Just then his phone rang.  A conversation in Friulano ensued, and FL's voice took on the tone it always does when speaking with his father- gruff and manly, but reverent.

"Oh, my God," I said fearfully, "what did he say?"

"He asked me who the hell I thought I was staying out till 7pm while my poor girlfriend was in bed sick as a dog.  He said I had better come home right now."

"And he's so right, you asshole," I teased.

"I know!  I'm such a jerk.  Some sweet girl moves all the way to Italy for me, and I run around drinking beer all evening while she's laid up.  Maybe if I come home with a pizza she'll forgive me?"

"Probably.  I know the type.  She can be easily bought with food."

So we snuck back in, me and my fevered self careful to not be seen by the sweet, protective in-laws.  Harry Potter no.4 was popped into the DVD, and I snuggled in to eat my cheese pizza, the only solid food I could even imagine ingesting.  By 10pm we were both out cold.

                                          *     *     *     *     *     *     *     *     *     *

The house is so so so so so almost ready!  We went with blues and teals and greens, and some of the left over fuchsia from the bedroom was used by moi to paint little accents throughout (ex: random kitchen tiles, thermostat).  Our bathroom is KILLER.  Absolutely gorgeous, and thinking back to what in the world it was when we first moved in makes it all the more incredible.  I didn't even take a photo of the original bathroom, it was too horrendous.  Just know that it was tiny and cramped and mold-ridden and dingy, and now...now it is just glorious!  Does justice to the two spectacular views from each of the windows.  There's still a lot to do, and as soon as I am up and about again I will tackle it all systematically.  Cannot believe that what we have now is even what we had a month ago.  I am so absolutely blessed, it takes my breath away sometimes.


And I never got to blog about Marion and Kallah's trip!  It was wonderful, just as I had imagined it would be.  I think they liked it here a lot, and the weather was stunning.  We took a long hike saturday, after a home cooked lunch of risotto with sausage and white asparagus.  On our hike we were blessed to run into those sweet nuns I wrote about once.  They spoke such kind words and were happy to meet some of my family.  Saturday night we popped in to Udine, which was bustling and beautiful as always.  Late that night we went to an old wine cellar, built in the 1600's that is now used as a concert venue.  We saw a singer/songwriter who performed "Georgia".  I didn't start to cry till I saw Marion crying.  Sunday the weather was perfect, and we rode our vespas through the hills of Collio, into Slovenia.  It really is such a stunning place, this little pocket of the world.  I am a lucky girl to have ended up here.  Dropped them at the airport that evening, and they promised to return.  I can't wait.

Ok, going to go make some more tea and try and eat a banana.  Maybe have another little sleep.  Doctor's orders.   

2 comments:

Angeline said...

Poor thing!

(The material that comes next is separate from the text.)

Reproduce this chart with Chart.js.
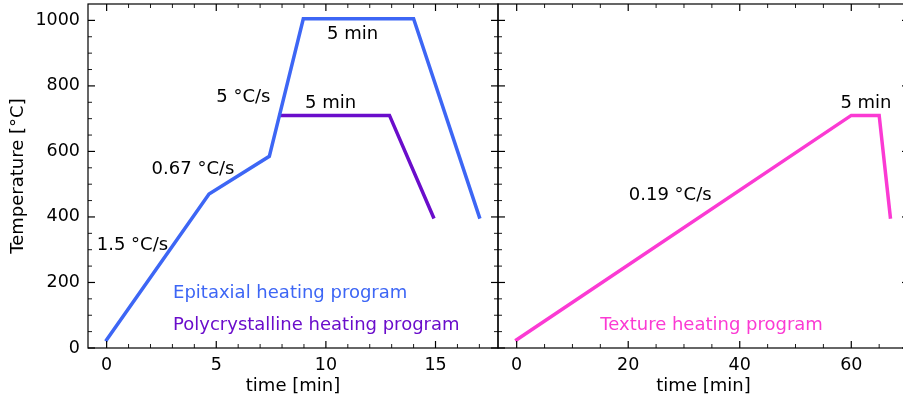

Annabelle (14) read your post this morning. She accused me as always encouraging her and the brothers to stay home when they were sick:"we can watch movies ...." What lovely surrogate parents you have. You actually make the flu interesting and comical. More pictures of the abode!!! Have I missed them? Leaving here to check your fb ........

Angela said...

Pier Paulo's parents are the best and they love you so much. I unfortunately do not share your feelings of guilt when I am sick. I remember mama making us big beds on the floor made out of every quilt we owned and piling up pillows so I could see the TV. Then she would hop in the kitchen cooking up any request we had. If we were feeling nausea she would put a little salt in the bottom of a glass with a little Coke on top and we would sip on it till we felt better. She would sit and do our homework with us. Those were the days. I am so excited about your house. Please take pictures and share. I have been waiting! So happy for you guys!!